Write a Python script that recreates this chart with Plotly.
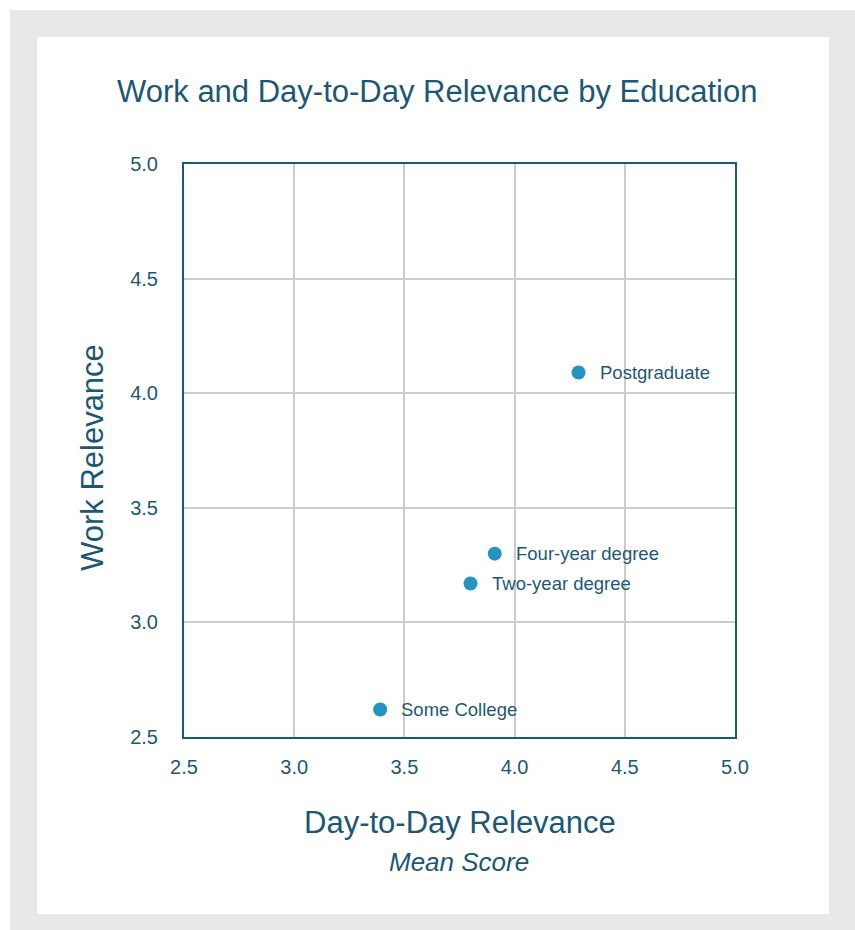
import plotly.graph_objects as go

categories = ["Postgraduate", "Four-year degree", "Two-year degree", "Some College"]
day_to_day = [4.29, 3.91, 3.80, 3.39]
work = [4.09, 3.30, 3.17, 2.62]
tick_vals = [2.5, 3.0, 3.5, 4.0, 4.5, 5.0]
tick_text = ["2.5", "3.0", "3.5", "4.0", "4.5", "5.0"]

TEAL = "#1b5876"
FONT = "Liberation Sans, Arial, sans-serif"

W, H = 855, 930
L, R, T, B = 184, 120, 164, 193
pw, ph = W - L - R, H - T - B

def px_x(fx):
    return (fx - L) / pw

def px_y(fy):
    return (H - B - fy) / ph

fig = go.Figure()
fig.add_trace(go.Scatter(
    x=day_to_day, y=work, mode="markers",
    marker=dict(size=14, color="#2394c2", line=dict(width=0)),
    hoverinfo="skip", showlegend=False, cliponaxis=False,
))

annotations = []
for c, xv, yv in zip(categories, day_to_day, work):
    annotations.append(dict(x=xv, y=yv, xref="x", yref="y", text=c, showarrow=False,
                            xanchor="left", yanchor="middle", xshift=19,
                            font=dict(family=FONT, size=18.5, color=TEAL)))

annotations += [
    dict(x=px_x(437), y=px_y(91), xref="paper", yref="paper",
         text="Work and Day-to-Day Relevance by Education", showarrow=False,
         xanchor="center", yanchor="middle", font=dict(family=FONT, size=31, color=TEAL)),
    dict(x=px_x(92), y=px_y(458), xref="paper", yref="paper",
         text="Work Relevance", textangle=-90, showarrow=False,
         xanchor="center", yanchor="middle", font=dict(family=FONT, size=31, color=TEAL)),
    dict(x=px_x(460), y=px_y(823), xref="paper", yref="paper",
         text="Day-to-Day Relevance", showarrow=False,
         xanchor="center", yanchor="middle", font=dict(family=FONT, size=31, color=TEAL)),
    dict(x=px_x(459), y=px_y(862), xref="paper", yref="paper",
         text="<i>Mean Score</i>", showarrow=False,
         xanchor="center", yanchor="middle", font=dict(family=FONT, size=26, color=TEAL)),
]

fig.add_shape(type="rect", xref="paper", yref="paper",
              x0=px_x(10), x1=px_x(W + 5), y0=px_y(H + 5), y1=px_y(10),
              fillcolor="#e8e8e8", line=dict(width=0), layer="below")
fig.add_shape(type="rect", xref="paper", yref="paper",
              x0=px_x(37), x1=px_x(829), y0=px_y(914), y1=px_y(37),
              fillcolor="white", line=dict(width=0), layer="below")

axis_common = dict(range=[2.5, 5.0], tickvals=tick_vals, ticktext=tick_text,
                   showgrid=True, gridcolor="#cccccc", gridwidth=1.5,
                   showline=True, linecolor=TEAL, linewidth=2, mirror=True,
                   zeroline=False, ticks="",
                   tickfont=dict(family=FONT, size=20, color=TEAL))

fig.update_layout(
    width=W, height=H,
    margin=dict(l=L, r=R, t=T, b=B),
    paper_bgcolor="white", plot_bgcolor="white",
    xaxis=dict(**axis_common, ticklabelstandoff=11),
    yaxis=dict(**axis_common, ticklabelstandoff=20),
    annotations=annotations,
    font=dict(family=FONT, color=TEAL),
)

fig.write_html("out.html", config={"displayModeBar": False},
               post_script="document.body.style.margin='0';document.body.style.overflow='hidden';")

+-------+

» **Goal**: Leave every image out, and retype the material exactly.

» **Solution to the exercise**:
Write a Python script that recreates this chart with Plotly.
import plotly.graph_objects as go

categories = ["Postgraduate", "Four-year degree", "Two-year degree", "Some College"]
day_to_day = [4.29, 3.91, 3.80, 3.39]
work = [4.09, 3.30, 3.17, 2.62]
tick_vals = [2.5, 3.0, 3.5, 4.0, 4.5, 5.0]
tick_text = ["2.5", "3.0", "3.5", "4.0", "4.5", "5.0"]

TEAL = "#1b5876"
FONT = "Liberation Sans, Arial, sans-serif"

W, H = 855, 930
L, R, T, B = 184, 120, 164, 193
pw, ph = W - L - R, H - T - B

def px_x(fx):
    return (fx - L) / pw

def px_y(fy):
    return (H - B - fy) / ph

fig = go.Figure()
fig.add_trace(go.Scatter(
    x=day_to_day, y=work, mode="markers",
    marker=dict(size=14, color="#2394c2", line=dict(width=0)),
    hoverinfo="skip", showlegend=False, cliponaxis=False,
))

annotations = []
for c, xv, yv in zip(categories, day_to_day, work):
    annotations.append(dict(x=xv, y=yv, xref="x", yref="y", text=c, showarrow=False,
                            xanchor="left", yanchor="middle", xshift=19,
                            font=dict(family=FONT, size=18.5, color=TEAL)))

annotations += [
    dict(x=px_x(437), y=px_y(91), xref="paper", yref="paper",
         text="Work and Day-to-Day Relevance by Education", showarrow=False,
         xanchor="center", yanchor="middle", font=dict(family=FONT, size=31, color=TEAL)),
    dict(x=px_x(92), y=px_y(458), xref="paper", yref="paper",
         text="Work Relevance", textangle=-90, showarrow=False,
         xanchor="center", yanchor="middle", font=dict(family=FONT, size=31, color=TEAL)),
    dict(x=px_x(460), y=px_y(823), xref="paper", yref="paper",
         text="Day-to-Day Relevance", showarrow=False,
         xanchor="center", yanchor="middle", font=dict(family=FONT, size=31, color=TEAL)),
    dict(x=px_x(459), y=px_y(862), xref="paper", yref="paper",
         text="<i>Mean Score</i>", showarrow=False,
         xanchor="center", yanchor="middle", font=dict(family=FONT, size=26, color=TEAL)),
]

fig.add_shape(type="rect", xref="paper", yref="paper",
              x0=px_x(10), x1=px_x(W + 5), y0=px_y(H + 5), y1=px_y(10),
              fillcolor="#e8e8e8", line=dict(width=0), layer="below")
fig.add_shape(type="rect", xref="paper", yref="paper",
              x0=px_x(37), x1=px_x(829), y0=px_y(914), y1=px_y(37),
              fillcolor="white", line=dict(width=0), layer="below")

axis_common = dict(range=[2.5, 5.0], tickvals=tick_vals, ticktext=tick_text,
                   showgrid=True, gridcolor="#cccccc", gridwidth=1.5,
                   showline=True, linecolor=TEAL, linewidth=2, mirror=True,
                   zeroline=False, ticks="",
                   tickfont=dict(family=FONT, size=20, color=TEAL))

fig.update_layout(
    width=W, height=H,
    margin=dict(l=L, r=R, t=T, b=B),
    paper_bgcolor="white", plot_bgcolor="white",
    xaxis=dict(**axis_common, ticklabelstandoff=11),
    yaxis=dict(**axis_common, ticklabelstandoff=20),
    annotations=annotations,
    font=dict(family=FONT, color=TEAL),
)

fig.write_html("out.html", config={"displayModeBar": False},
               post_script="document.body.style.margin='0';document.body.style.overflow='hidden';")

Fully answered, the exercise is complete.